Online platforms, in particular, allow us to cast as wide a net as possible in the hunt for new talent, while supplementing the important contributions of our employees. Online tools open our industry to new ideas from multiple continents and diverse academic disciplines. Syngenta has been able to work closely with highly skilled experts who do not need to uproot themselves to take advantage of a business opportunity and contribute to our research efforts.

The key to optimizing an open innovation platform is perseverance and an understanding of the platform’s limitations. It’s also important to strike the right balance when seeking wisdom in the crowd. Crowds can accomplish more than a single, talented individual.
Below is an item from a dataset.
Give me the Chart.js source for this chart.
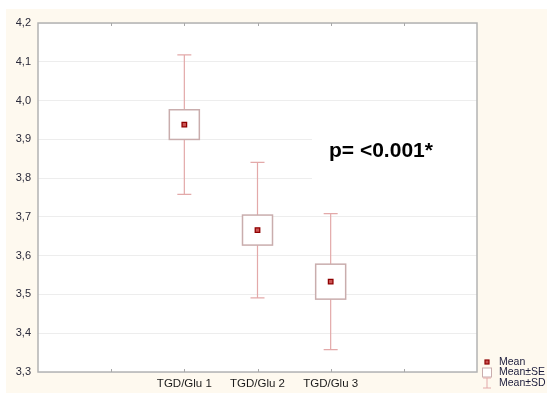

And extreme or bad ideas tend not to be heard over the general consensus. This is open collaboration’s greatest strength, and at the same time, its greatest weakness. The general consensus trends toward group think, but disruptive innovation comes from the sort of extreme ideas that the crowd naturally rejects. In other words, ground-breaking ideas come from individuals and small teams.

The downside of open collaboration is that it requires serious effort to evaluate the solutions offered. Sometimes, the initial question posed is not phrased properly or sends participants in the wrong direction since their expertise lives outside the world of agriculture. Open collaboration is a process that requires constant communication, feedback, iteration and improvement.

At the same time, the process is inherently efficient, as solving problems in parallel can produce results more cost-effectively and quickly than the in-house alternative of using employees to tackle problems one-by-one. The old-fashioned sequential problem-solving method, where in-house teams move from one problem to the next, is both more expensive and takes longer to reach a solution.

Of course, in-house talent plays a vital role in the process, and Syngenta employees have a key role in evaluating responses to the open collaboration challenges.

Certainly, there are multiple ways to accomplish our goals, but there is unique value in engaging analytics experts who bring a wealth of diverse ideas and skillsets beyond the traditional ag audience.